When a displaced Louisiana family emerges from the arena, television cameras and writers with notebooks pounce with questions about their old home, their new home, Michael Brown, whatever.
Children playing patty-cake or a pickup basketball game become news-clip fodder.
But reporters are rarely allowed inside, except for a short guided tour given once a day to one writer and one photographer. The designated reporters then share their material with all media outlets.
"We’re very intent on keeping the coliseum calm and orderly because of the chaotic situation from which they came," Gov. Janet Napolitano said. "This is their home right now. They need privacy, they need quiet, they need the opportunity to focus on their well-being."
Red Cross officials have escorted overzealous reporters from the coliseum at least three times. But, for the most part, Valley media have accepted the tight controls.
If an evacuee doesn’t want to talk, few reporters press the issue. Among the media, there’s an unspoken agreement that the needs of Katrina’s victims come first, rather than the news.
"We haven’t pushed things," said Bob Sullivan, news director at KNXV-TV (Channel 15). "We’re not upset if we follow what they ask us to do and we don’t get the story."
As long as the coliseum remains the focus of relief efforts in Arizona, a delicate balancing act will un- fold daily among the media.
The survivors need time and privacy to recuperate, yet they also need the media’s help to find jobs, homes and loved ones.
"We are looking for Lloyd Coleman Jr.," said 16-year-old Angelique Dugas, who was evacuated from New Orleans. "That’s my uncle."
Meanwhile, the media want to hear from the evacuees.

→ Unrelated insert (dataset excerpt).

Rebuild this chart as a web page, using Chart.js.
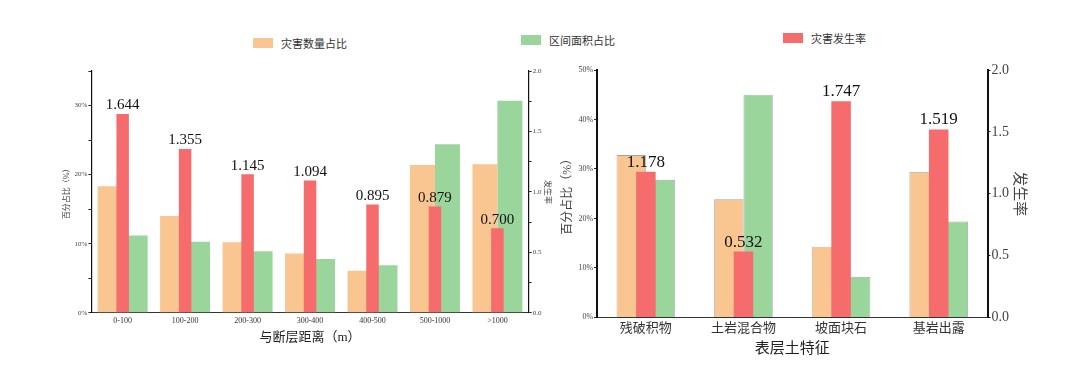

However, the cameras and notebooks can’t pry too deeply.
"Certainly, this has been a story where reporters have had to walk that line between telling the story properly and exploiting the tragedy, further victimizing the victims," Arizona State University journalism professor Stephen Doig said.
Aid workers must also weigh competing interests. They want to provide the evacuees a haven inside the coliseum, but they need the public to know about their relief efforts to ensure that cash donations keep coming.
"We’re trying to find a way to meet in the middle," Red Cross spokeswoman Jennifer Liewer said.
MEDIA ON A MISSION
The coverage of Hurricane Katrina will be discussed for years, as the catastrophe and the lack of help afterward prompted normally dispassionate reporters to take on the role of speaking for the voiceless.
Turn on the television, and CNN’s Anderson Cooper lambasts Sen. Mary Landrieu, DLa., for officials’ unseemly back-patting. Flip the channel, and Fox News’ Shepard Smith, confronted by an anchorman who wants him to regain some perspective, shouts, "This is perspective!"
"It’s been the ultimate in advocacy journalism," Sullivan said about the coverage at Channel 15. "Like I told my reporters, this is just as much about telling a story as it is to draw awareness and try to help. This isn’t just go out and be a (general assignment) reporter on this."
Sullivan noted his station has raised about $600,000 in disaster relief, and a personal appeal from a news anchor convinced Mesa Air Group to loan a plane so that exhausted Phoenix firefighters could be brought back from the disaster area.
"We need (the media’s) help," Liewer said, "as much as they need our help."
Still, there have been accusations of media mistakes.
Dugas and a relative were livid over how New Orleans’ black population was portrayed as violent looters. Also, they didn’t like a word often used to describe the evacuees.
"Why are they calling us ‘refugees?’ " asked Virginia Williams, 51. "We are Americans!"
The Tribune has decided to allow the term "refugee" sparingly in copy if a writer or editor encounters special circumstances, while avoiding the word in headlines and photo captions.
Also, some evacuees complained that television stations, when allowed inside Wednesday evening, violated their privacy by shooting footage of sleeping people.
"That’s not a good representation of who’s been here," Liewer said. "But that’s the nature of the business. We understand they’re trying to fill a need."